* _Written request_
Write out, word for word, the stretch of lines beginning at the one with "Generate a Python" and ending at the one with "plt.rcParams['font.family'] = ['Liberation", omitting the images.

* _Excerpted data_
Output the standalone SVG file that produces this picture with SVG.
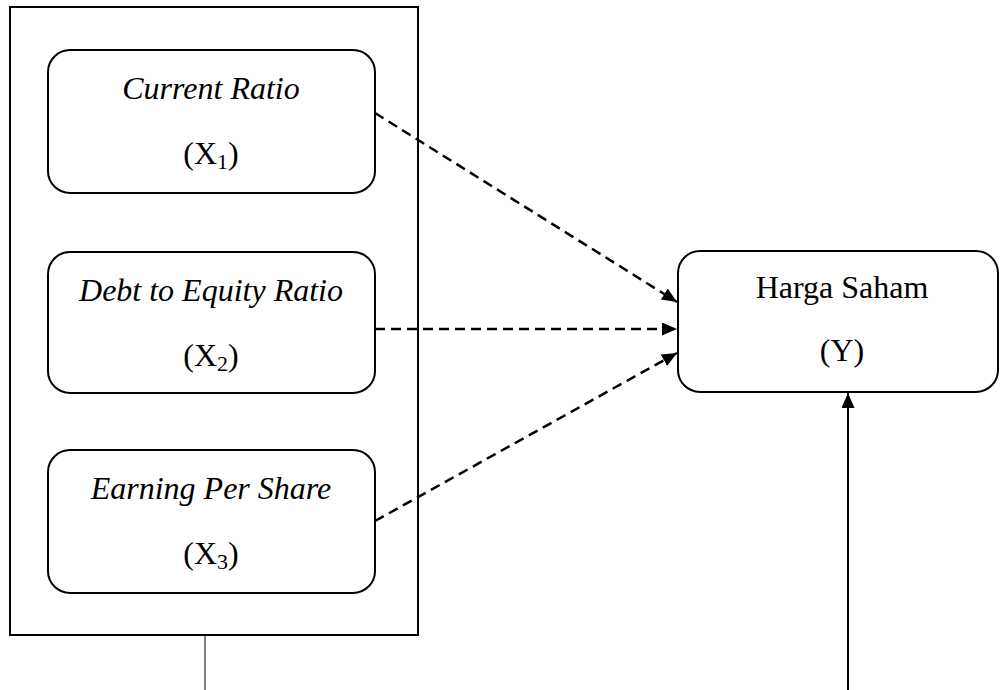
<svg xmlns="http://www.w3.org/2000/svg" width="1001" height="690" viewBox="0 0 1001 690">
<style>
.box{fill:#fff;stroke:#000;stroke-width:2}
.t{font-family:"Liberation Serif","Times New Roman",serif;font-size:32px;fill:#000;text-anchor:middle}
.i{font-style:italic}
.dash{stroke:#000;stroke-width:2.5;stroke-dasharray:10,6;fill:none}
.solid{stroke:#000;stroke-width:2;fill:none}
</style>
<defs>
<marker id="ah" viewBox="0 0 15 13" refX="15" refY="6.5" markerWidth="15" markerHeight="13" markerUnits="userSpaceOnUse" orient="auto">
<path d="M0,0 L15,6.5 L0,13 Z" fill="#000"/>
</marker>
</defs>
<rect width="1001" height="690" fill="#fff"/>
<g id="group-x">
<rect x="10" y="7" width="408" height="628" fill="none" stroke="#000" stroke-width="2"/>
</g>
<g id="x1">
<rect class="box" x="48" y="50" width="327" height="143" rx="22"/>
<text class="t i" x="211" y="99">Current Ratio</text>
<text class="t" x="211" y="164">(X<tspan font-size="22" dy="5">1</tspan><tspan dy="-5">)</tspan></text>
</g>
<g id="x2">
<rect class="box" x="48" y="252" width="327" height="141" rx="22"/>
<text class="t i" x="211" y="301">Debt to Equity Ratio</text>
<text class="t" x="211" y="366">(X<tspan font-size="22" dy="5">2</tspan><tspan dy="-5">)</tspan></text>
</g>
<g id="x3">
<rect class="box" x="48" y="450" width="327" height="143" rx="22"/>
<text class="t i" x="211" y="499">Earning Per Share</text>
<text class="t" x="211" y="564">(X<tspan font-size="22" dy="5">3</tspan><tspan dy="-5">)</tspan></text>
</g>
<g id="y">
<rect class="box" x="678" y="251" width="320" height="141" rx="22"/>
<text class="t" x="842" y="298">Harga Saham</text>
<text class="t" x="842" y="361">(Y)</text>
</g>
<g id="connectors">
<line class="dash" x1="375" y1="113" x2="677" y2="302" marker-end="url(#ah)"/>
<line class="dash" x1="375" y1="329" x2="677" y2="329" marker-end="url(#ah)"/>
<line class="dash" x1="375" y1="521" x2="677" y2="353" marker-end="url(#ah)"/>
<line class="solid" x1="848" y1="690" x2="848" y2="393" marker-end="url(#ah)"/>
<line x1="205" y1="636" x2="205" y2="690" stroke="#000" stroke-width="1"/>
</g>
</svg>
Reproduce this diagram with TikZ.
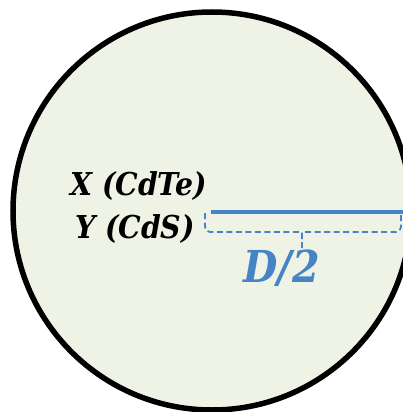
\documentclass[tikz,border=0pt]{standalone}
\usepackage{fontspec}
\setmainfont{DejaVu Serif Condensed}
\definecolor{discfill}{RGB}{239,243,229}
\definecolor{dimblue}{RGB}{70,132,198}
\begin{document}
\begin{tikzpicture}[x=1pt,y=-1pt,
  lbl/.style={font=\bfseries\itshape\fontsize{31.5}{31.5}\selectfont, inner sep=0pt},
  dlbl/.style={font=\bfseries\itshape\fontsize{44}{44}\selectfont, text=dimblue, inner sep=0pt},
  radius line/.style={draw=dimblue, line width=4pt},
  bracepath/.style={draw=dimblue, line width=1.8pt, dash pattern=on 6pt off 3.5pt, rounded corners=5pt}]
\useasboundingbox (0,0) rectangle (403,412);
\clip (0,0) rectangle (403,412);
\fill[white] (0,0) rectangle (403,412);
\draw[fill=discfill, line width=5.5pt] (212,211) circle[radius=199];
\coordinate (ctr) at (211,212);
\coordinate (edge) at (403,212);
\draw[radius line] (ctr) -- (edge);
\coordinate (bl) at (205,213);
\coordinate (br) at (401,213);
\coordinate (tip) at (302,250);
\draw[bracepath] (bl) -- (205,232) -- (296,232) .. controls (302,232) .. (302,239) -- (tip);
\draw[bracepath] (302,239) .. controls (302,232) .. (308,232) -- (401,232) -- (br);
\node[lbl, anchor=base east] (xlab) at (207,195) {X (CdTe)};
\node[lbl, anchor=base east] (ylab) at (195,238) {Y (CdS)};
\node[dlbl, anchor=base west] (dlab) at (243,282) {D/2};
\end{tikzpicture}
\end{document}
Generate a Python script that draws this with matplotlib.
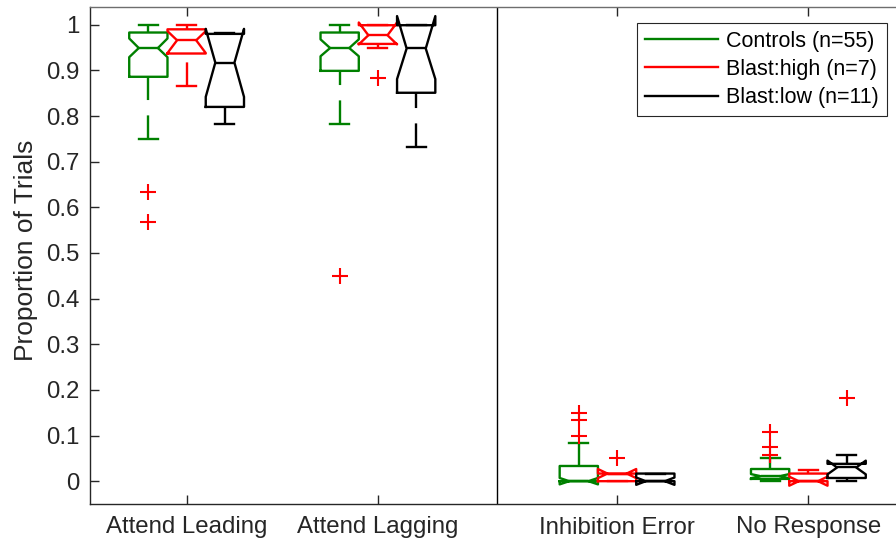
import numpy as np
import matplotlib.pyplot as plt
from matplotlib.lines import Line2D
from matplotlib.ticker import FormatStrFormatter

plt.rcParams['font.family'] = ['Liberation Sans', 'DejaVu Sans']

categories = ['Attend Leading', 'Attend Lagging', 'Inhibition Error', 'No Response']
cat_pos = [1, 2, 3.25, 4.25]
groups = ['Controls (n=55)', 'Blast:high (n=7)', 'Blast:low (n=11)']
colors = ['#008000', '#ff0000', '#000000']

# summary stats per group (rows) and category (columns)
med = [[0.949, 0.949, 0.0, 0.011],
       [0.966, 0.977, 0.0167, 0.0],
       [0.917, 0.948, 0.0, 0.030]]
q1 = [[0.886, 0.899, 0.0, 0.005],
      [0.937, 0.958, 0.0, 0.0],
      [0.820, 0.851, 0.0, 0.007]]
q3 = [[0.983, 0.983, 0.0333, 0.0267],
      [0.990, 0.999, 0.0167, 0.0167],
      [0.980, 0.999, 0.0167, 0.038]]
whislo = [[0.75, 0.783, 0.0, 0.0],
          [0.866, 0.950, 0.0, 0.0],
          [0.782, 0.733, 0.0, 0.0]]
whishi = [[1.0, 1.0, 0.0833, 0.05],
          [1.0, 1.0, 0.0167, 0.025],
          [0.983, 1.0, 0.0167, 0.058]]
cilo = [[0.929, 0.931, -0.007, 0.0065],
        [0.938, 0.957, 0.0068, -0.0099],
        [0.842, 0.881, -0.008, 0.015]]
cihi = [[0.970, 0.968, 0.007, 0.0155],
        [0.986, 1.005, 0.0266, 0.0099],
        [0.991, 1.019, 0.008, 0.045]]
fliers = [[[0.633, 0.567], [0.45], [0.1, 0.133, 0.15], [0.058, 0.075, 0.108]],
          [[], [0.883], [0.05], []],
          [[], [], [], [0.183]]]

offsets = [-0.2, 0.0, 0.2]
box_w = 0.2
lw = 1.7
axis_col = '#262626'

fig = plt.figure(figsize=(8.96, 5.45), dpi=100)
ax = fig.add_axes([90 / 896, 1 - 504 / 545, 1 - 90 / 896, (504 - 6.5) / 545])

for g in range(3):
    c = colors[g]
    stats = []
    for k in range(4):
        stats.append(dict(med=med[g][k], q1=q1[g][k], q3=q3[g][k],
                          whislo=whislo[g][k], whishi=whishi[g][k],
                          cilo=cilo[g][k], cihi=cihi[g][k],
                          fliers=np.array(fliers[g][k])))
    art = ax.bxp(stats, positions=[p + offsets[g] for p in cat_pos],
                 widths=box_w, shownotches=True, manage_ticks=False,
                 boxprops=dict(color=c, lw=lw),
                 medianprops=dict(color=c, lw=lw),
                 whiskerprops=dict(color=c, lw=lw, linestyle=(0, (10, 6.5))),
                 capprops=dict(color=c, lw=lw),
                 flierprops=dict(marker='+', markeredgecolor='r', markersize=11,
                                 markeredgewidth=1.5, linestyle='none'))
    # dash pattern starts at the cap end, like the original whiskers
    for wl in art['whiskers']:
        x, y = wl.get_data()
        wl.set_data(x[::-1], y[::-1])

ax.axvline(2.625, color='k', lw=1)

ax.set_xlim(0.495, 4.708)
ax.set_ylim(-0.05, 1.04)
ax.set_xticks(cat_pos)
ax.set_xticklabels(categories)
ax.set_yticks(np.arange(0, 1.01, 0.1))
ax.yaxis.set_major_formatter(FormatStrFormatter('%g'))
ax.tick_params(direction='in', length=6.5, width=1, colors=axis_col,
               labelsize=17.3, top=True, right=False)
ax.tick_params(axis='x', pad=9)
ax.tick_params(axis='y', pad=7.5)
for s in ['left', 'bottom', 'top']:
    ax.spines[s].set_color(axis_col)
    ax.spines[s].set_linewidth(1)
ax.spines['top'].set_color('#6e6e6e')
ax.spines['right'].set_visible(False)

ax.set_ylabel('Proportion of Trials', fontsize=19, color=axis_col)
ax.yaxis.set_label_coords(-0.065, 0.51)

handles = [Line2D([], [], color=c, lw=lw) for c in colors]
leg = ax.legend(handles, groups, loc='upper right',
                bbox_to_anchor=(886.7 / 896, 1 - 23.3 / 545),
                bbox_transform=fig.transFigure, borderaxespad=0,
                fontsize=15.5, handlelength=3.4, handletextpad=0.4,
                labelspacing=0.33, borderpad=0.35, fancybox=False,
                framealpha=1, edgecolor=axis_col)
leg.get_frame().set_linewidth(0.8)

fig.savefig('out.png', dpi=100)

* _Answer below_
Generate a Python script that draws this with matplotlib.
import numpy as np
import matplotlib.pyplot as plt
from matplotlib.lines import Line2D
from matplotlib.ticker import FormatStrFormatter

plt.rcParams['font.family'] = ['Liberation Sans', 'DejaVu Sans']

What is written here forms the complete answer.